No other author possesses the firm elegant grasp of the violent ideas that rocked the time of Thomas Hobbes (author of Leviathan), a political tome giving foundation to Fascist and Totalitarian ideology within the 20th century; than Perez Zagorin.
Perez Zagorin (1920-2009) was the Joseph C. Wilson Professor of History Emeritus at the University of Rochester and a fellow of the Shannon Center for Advanced Studies at the University of Virginia. He was the author of many articles and a number of books, including “How the Idea of Religious Toleration Came to the West” and “Francis Bacon” (both Princeton). He had a distinguished career at the University of Rochester after leaving the United States during the Macarthy era for the peace that is Canada. Throughout his tenure he sought to quarry the desire that men, cultures or civilizations have in abandoning their freedom and liberty for authoritarian regimes. No other writer in the west has the authority that Zagorin possesses on Thomas Hobbes and Levithan.

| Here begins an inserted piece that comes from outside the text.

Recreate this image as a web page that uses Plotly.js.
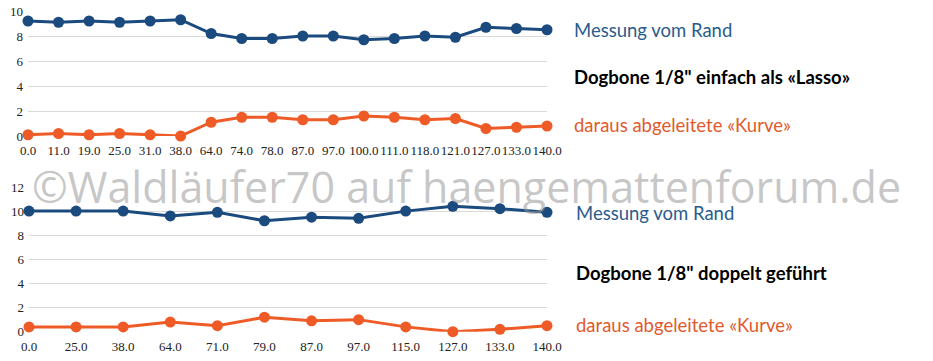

Both Aristotle and Hobbes witnessed irrevocable civilizational decline. Hobbes vehemently disagreed with the Aristotelian notion that the polity is naturally social. Hobbes rejected all natural hierarchies in a similar fashion to modernities relativist embrace of realpolitik. Instead, Hobbes portrayed men as equal rivals in a state of Darwinian nature characterized as ‘war of all against all.’ In such a vein, Hobbes’ only informed rival is Machiavelli.
In Zagorin, we finally glimpse how James Madison and Monroe quarried the life and writings of Hobbes. Thomas sought to build politics from the ground up. Self-interested individuals, craving protection for their lives, contracted to create sovereign states. The price was unfettered power and unqualified obedience. Such sovereignty found no home in the American Revolutions theoretical embrace of natural philosophy as liberty. Hobbes would secure for his ideals a permanent home throughout Europe, Central and South America and Russia save perhaps where Marx or Engels ran aground. Still, this only reinforces the anthropology that became American Exceptionalism! Madison, Monroe, Hamilton, Jefferson and Washington all lived inside the Leviathan only to construct an enduring regime to defeat tyranny. In such company Hobbes was constrained and promoted!
We glimpse our Exceptional Fathers when we witness in the Leviathan a Hobbesian understanding of sovereignty where rights could neither demand the return of their surrender nor expect a share in the exercise of power. In acknowledging equality, rights, and individual interest, all must be sacrificed to the altar of political order. Hobbes firmly believed that men lived in either anarchic hell or equal misery unified by a single absolute will. Such a forced stasis is witnessed throughout the writings of Thucydides and Herodotus. The challenge was formulating a third way.
Enter the American Revolution!
Their are plenty of authors who are critical of Leviathan, such as John Locke and James Madison. No one could anticipate the horrors that mechanized life would avail such political tyranny in Fascism or Totalitarianism. Hobbes has his detractors in George Orwell, Huxley or Solzhenitsyn.
Reading about Hobbes’ snide regard for irreligion, he tendency to portray humans as appetitive beasts has currency today with Ann Marlowe in Afghanistan. But his staunch suspiciousness of democracy as endless faction, his anticlericalism and ferocious contempt for democratic deliberation, all question his capacity to appreciate the ‘turn’ that would come after him in the Glorious Revolution and its endearing political consequences for a limited Crown and strengthened Parliament. Without the political triumphs that govern most of the British Isles after Hobbes, its very difficult to find him beneficiary or contemporary without embracing a Robert Mugabe, Pol Pot, Stalin, Chavez, Castro and legions of other absolutist who vainly house themselves within a regime built and honored by Hobbes.